[Work required] Copy nothing but the text: reproduce each line of the listing exactly and leave the pictures out.

[Collected data]
# # # #

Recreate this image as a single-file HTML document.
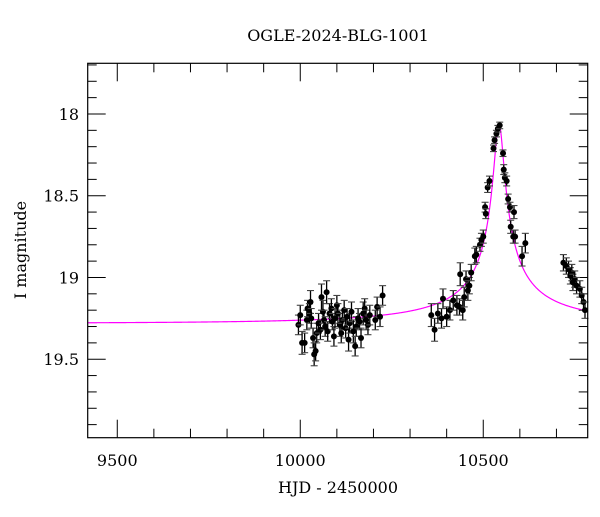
<!DOCTYPE html>
<html><head><meta charset="utf-8"><style>
html,body{margin:0;padding:0;background:#fff;}
svg text{font-family:"DejaVu Serif","Liberation Serif",serif;fill:#000;}
</style></head><body>
<svg id="chart" width="600" height="512" xmlns="http://www.w3.org/2000/svg">
<text x="338" y="41" font-size="16" text-anchor="middle">OGLE-2024-BLG-1001</text>
<text x="338" y="493" font-size="16" text-anchor="middle">HJD - 2450000</text>
<text transform="translate(26,250) rotate(-90)" font-size="16" text-anchor="middle">I magnitude</text>
<g id="ticks"></g>
<g id="model"></g>
<g id="points"></g>
<rect x="87.7" y="63.3" width="500" height="374.4" fill="none" stroke="#000" stroke-width="1.2"/>
</svg>
<script>
const xTickLabels=[9500,10000,10500];
const yTickLabels=[18,18.5,19,19.5];
const obsTime=[9995,10000,10005,10012,10018,10020,10025,10028,10030,10035,10038,10042,10045,10050,10055,10058,10062,10065,10068,10072,10075,10080,10085,10088,10092,10095,10100,10103,10108,10112,10115,10120,10124,10128,10132,10135,10140,10145,10150,10153,10158,10162,10166,10172,10176,10180,10185,10190,10205,10210,10218,10225,
10358,10367,10376,10386,10390,10400,10409,10418,10428,10435,10437,10444,10448,10453,10458,10462,10467,10477,10481,10491,10495,10500,10505,10507,10512,10517,10528,10531,10536,10540,10545,10554,10556,10559,10564,10568,10573,10575,10582,10584,10587,10606,10615,10719,10727,10733,10738,10742,10745,10750,10755,10764,10769,10774,10778];
const obsMag=[19.29,19.23,19.40,19.40,19.26,19.19,19.22,19.15,19.25,19.37,19.47,19.45,19.34,19.28,19.32,19.12,19.21,19.26,19.30,19.09,19.33,19.22,19.19,19.27,19.36,19.25,19.17,19.22,19.29,19.34,19.26,19.20,19.31,19.24,19.38,19.28,19.21,19.33,19.42,19.30,19.25,19.27,19.37,19.22,19.19,19.26,19.29,19.23,19.26,19.18,19.24,19.11,
19.23,19.32,19.22,19.25,19.13,19.24,19.20,19.14,19.17,19.18,18.98,19.20,19.12,19.01,19.08,19.05,18.97,18.87,18.86,18.80,18.77,18.75,18.57,18.61,18.45,18.41,18.21,18.16,18.12,18.09,18.07,18.24,18.34,18.39,18.41,18.52,18.57,18.69,18.75,18.60,18.75,18.87,18.79,18.91,18.93,18.95,18.99,18.97,19.03,19.01,19.05,19.07,19.11,19.15,19.20];
const obsErr=[0.06,0.06,0.07,0.06,0.06,0.05,0.06,0.07,0.06,0.06,0.07,0.06,0.06,0.06,0.06,0.08,0.07,0.06,0.06,0.07,0.06,0.06,0.06,0.05,0.06,0.06,0.06,0.06,0.07,0.06,0.06,0.06,0.06,0.05,0.07,0.06,0.06,0.07,0.06,0.06,0.06,0.05,0.06,0.07,0.06,0.06,0.06,0.06,0.06,0.06,0.06,0.06,
0.07,0.07,0.06,0.06,0.06,0.06,0.06,0.06,0.06,0.05,0.07,0.06,0.06,0.05,0.06,0.05,0.05,0.05,0.05,0.04,0.04,0.04,0.03,0.03,0.03,0.03,0.02,0.02,0.02,0.02,0.02,0.02,0.03,0.03,0.03,0.03,0.03,0.04,0.04,0.04,0.04,0.06,0.06,0.05,0.05,0.05,0.05,0.05,0.05,0.05,0.05,0.05,0.05,0.05,0.05];
const modelParams=[10543,550,0.0235,0.05,19.28]; // t0, tE, u0, source fraction, baseline mag

const NS="http://www.w3.org/2000/svg";
const L=87.7,R=587.7,T=63.3,B=437.7;
const xMin=9419.2,xMax=10785.4,yMin=17.69,yMax=19.98;
const sx=t=>L+(t-xMin)/(xMax-xMin)*(R-L);
const sy=m=>T+(m-yMin)/(yMax-yMin)*(B-T);
function mk(tag,attrs,parent){const e=document.createElementNS(NS,tag);for(const k in attrs)e.setAttribute(k,attrs[k]);parent.appendChild(e);return e;}
const tg=document.getElementById('ticks');
for(let t=9500;t<=xMax;t+=100){
  const major=(t%500===0);const len=major?18:9;const x=sx(t);
  let a=mk('line',{x1:x,y1:B,x2:x,y2:B-len,stroke:'#000','stroke-width':1},tg);
  
  
  let b=mk('line',{x1:x,y1:T,x2:x,y2:T+len,stroke:'#000','stroke-width':1},tg);
  
  
}
xTickLabels.forEach(v=>{
  const tx=mk('text',{x:sx(v),y:466,'font-size':16,'text-anchor':'middle'},tg);tx.textContent=v;
  
  
});
for(let i=0;i<=23;i++){
  const m=17.7+i*0.1;if(m>yMax)break;
  const major=Math.abs(m*2-Math.round(m*2))<1e-6;const len=major?18:9;const y=sy(m);
  let a=mk('line',{x1:L,y1:y,x2:L+len,y2:y,stroke:'#000','stroke-width':1},tg);
  
  
  let b=mk('line',{x1:R,y1:y,x2:R-len,y2:y,stroke:'#000','stroke-width':1},tg);
  
  
}
yTickLabels.forEach(v=>{
  const tx=mk('text',{x:79,y:sy(v)+6,'font-size':16,'text-anchor':'end'},tg);tx.textContent=v;
  
  
});
// model
const [t0,tE,u0,fs,mb]=modelParams;
function magAt(t){const tau=(t-t0)/tE;const u=Math.sqrt(u0*u0+tau*tau);const A=(u*u+2)/(u*Math.sqrt(u*u+4));return mb-2.5*Math.log10(1+fs*(A-1));}
let d='';for(let t=xMin;t<=xMax;t+=1){d+=(d?'L':'M')+sx(t).toFixed(2)+','+sy(magAt(t)).toFixed(2);}
const mp=mk('path',{d:d,fill:'none',stroke:'#ff00ff','stroke-width':1.2},document.getElementById('model'));


// points
const pg=document.getElementById('points');
obsTime.forEach((t,i)=>{
  const x=sx(t),y=sy(obsMag[i]),y1=sy(obsMag[i]-obsErr[i]),y2=sy(obsMag[i]+obsErr[i]);
  const g=mk('g',{},pg);
  
  
  mk('line',{x1:x,y1:y1,x2:x,y2:y2,stroke:'#000','stroke-width':1.3},g);
  mk('line',{x1:x-3.5,y1:y1,x2:x+3.5,y2:y1,stroke:'#444','stroke-width':1.1},g);
  mk('line',{x1:x-3.5,y1:y2,x2:x+3.5,y2:y2,stroke:'#444','stroke-width':1.1},g);
  mk('circle',{cx:x,cy:y,r:3,fill:'#000'},g);
});
</script>
</body></html>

# # # #

[Final result]
Recreate this image as a single-file HTML document.
<!DOCTYPE html>
<html><head><meta charset="utf-8"><style>
html,body{margin:0;padding:0;background:#fff;}
svg text{font-family:"DejaVu Serif","Liberation Serif",serif;fill:#000;}
</style></head><body>
<svg id="chart" width="600" height="512" xmlns="http://www.w3.org/2000/svg">
<text x="338" y="41" font-size="16" text-anchor="middle">OGLE-2024-BLG-1001</text>
<text x="338" y="493" font-size="16" text-anchor="middle">HJD - 2450000</text>
<text transform="translate(26,250) rotate(-90)" font-size="16" text-anchor="middle">I magnitude</text>
<g id="ticks"></g>
<g id="model"></g>
<g id="points"></g>
<rect x="87.7" y="63.3" width="500" height="374.4" fill="none" stroke="#000" stroke-width="1.2"/>
</svg>
<script>
const xTickLabels=[9500,10000,10500];
const yTickLabels=[18,18.5,19,19.5];
const obsTime=[9995,10000,10005,10012,10018,10020,10025,10028,10030,10035,10038,10042,10045,10050,10055,10058,10062,10065,10068,10072,10075,10080,10085,10088,10092,10095,10100,10103,10108,10112,10115,10120,10124,10128,10132,10135,10140,10145,10150,10153,10158,10162,10166,10172,10176,10180,10185,10190,10205,10210,10218,10225,
10358,10367,10376,10386,10390,10400,10409,10418,10428,10435,10437,10444,10448,10453,10458,10462,10467,10477,10481,10491,10495,10500,10505,10507,10512,10517,10528,10531,10536,10540,10545,10554,10556,10559,10564,10568,10573,10575,10582,10584,10587,10606,10615,10719,10727,10733,10738,10742,10745,10750,10755,10764,10769,10774,10778];
const obsMag=[19.29,19.23,19.40,19.40,19.26,19.19,19.22,19.15,19.25,19.37,19.47,19.45,19.34,19.28,19.32,19.12,19.21,19.26,19.30,19.09,19.33,19.22,19.19,19.27,19.36,19.25,19.17,19.22,19.29,19.34,19.26,19.20,19.31,19.24,19.38,19.28,19.21,19.33,19.42,19.30,19.25,19.27,19.37,19.22,19.19,19.26,19.29,19.23,19.26,19.18,19.24,19.11,
19.23,19.32,19.22,19.25,19.13,19.24,19.20,19.14,19.17,19.18,18.98,19.20,19.12,19.01,19.08,19.05,18.97,18.87,18.86,18.80,18.77,18.75,18.57,18.61,18.45,18.41,18.21,18.16,18.12,18.09,18.07,18.24,18.34,18.39,18.41,18.52,18.57,18.69,18.75,18.60,18.75,18.87,18.79,18.91,18.93,18.95,18.99,18.97,19.03,19.01,19.05,19.07,19.11,19.15,19.20];
const obsErr=[0.06,0.06,0.07,0.06,0.06,0.05,0.06,0.07,0.06,0.06,0.07,0.06,0.06,0.06,0.06,0.08,0.07,0.06,0.06,0.07,0.06,0.06,0.06,0.05,0.06,0.06,0.06,0.06,0.07,0.06,0.06,0.06,0.06,0.05,0.07,0.06,0.06,0.07,0.06,0.06,0.06,0.05,0.06,0.07,0.06,0.06,0.06,0.06,0.06,0.06,0.06,0.06,
0.07,0.07,0.06,0.06,0.06,0.06,0.06,0.06,0.06,0.05,0.07,0.06,0.06,0.05,0.06,0.05,0.05,0.05,0.05,0.04,0.04,0.04,0.03,0.03,0.03,0.03,0.02,0.02,0.02,0.02,0.02,0.02,0.03,0.03,0.03,0.03,0.03,0.04,0.04,0.04,0.04,0.06,0.06,0.05,0.05,0.05,0.05,0.05,0.05,0.05,0.05,0.05,0.05,0.05,0.05];
const modelParams=[10543,550,0.0235,0.05,19.28]; // t0, tE, u0, source fraction, baseline mag

const NS="http://www.w3.org/2000/svg";
const L=87.7,R=587.7,T=63.3,B=437.7;
const xMin=9419.2,xMax=10785.4,yMin=17.69,yMax=19.98;
const sx=t=>L+(t-xMin)/(xMax-xMin)*(R-L);
const sy=m=>T+(m-yMin)/(yMax-yMin)*(B-T);
function mk(tag,attrs,parent){const e=document.createElementNS(NS,tag);for(const k in attrs)e.setAttribute(k,attrs[k]);parent.appendChild(e);return e;}
const tg=document.getElementById('ticks');
for(let t=9500;t<=xMax;t+=100){
  const major=(t%500===0);const len=major?18:9;const x=sx(t);
  let a=mk('line',{x1:x,y1:B,x2:x,y2:B-len,stroke:'#000','stroke-width':1},tg);
  
  
  let b=mk('line',{x1:x,y1:T,x2:x,y2:T+len,stroke:'#000','stroke-width':1},tg);
  
  
}
xTickLabels.forEach(v=>{
  const tx=mk('text',{x:sx(v),y:466,'font-size':16,'text-anchor':'middle'},tg);tx.textContent=v;
  
  
});
for(let i=0;i<=23;i++){
  const m=17.7+i*0.1;if(m>yMax)break;
  const major=Math.abs(m*2-Math.round(m*2))<1e-6;const len=major?18:9;const y=sy(m);
  let a=mk('line',{x1:L,y1:y,x2:L+len,y2:y,stroke:'#000','stroke-width':1},tg);
  
  
  let b=mk('line',{x1:R,y1:y,x2:R-len,y2:y,stroke:'#000','stroke-width':1},tg);
  
  
}
yTickLabels.forEach(v=>{
  const tx=mk('text',{x:79,y:sy(v)+6,'font-size':16,'text-anchor':'end'},tg);tx.textContent=v;
  
  
});
// model
const [t0,tE,u0,fs,mb]=modelParams;
function magAt(t){const tau=(t-t0)/tE;const u=Math.sqrt(u0*u0+tau*tau);const A=(u*u+2)/(u*Math.sqrt(u*u+4));return mb-2.5*Math.log10(1+fs*(A-1));}
let d='';for(let t=xMin;t<=xMax;t+=1){d+=(d?'L':'M')+sx(t).toFixed(2)+','+sy(magAt(t)).toFixed(2);}
const mp=mk('path',{d:d,fill:'none',stroke:'#ff00ff','stroke-width':1.2},document.getElementById('model'));


// points
const pg=document.getElementById('points');
obsTime.forEach((t,i)=>{
  const x=sx(t),y=sy(obsMag[i]),y1=sy(obsMag[i]-obsErr[i]),y2=sy(obsMag[i]+obsErr[i]);
  const g=mk('g',{},pg);
  
  
  mk('line',{x1:x,y1:y1,x2:x,y2:y2,stroke:'#000','stroke-width':1.3},g);
  mk('line',{x1:x-3.5,y1:y1,x2:x+3.5,y2:y1,stroke:'#444','stroke-width':1.1},g);
  mk('line',{x1:x-3.5,y1:y2,x2:x+3.5,y2:y2,stroke:'#444','stroke-width':1.1},g);
  mk('circle',{cx:x,cy:y,r:3,fill:'#000'},g);
});
</script>
</body></html>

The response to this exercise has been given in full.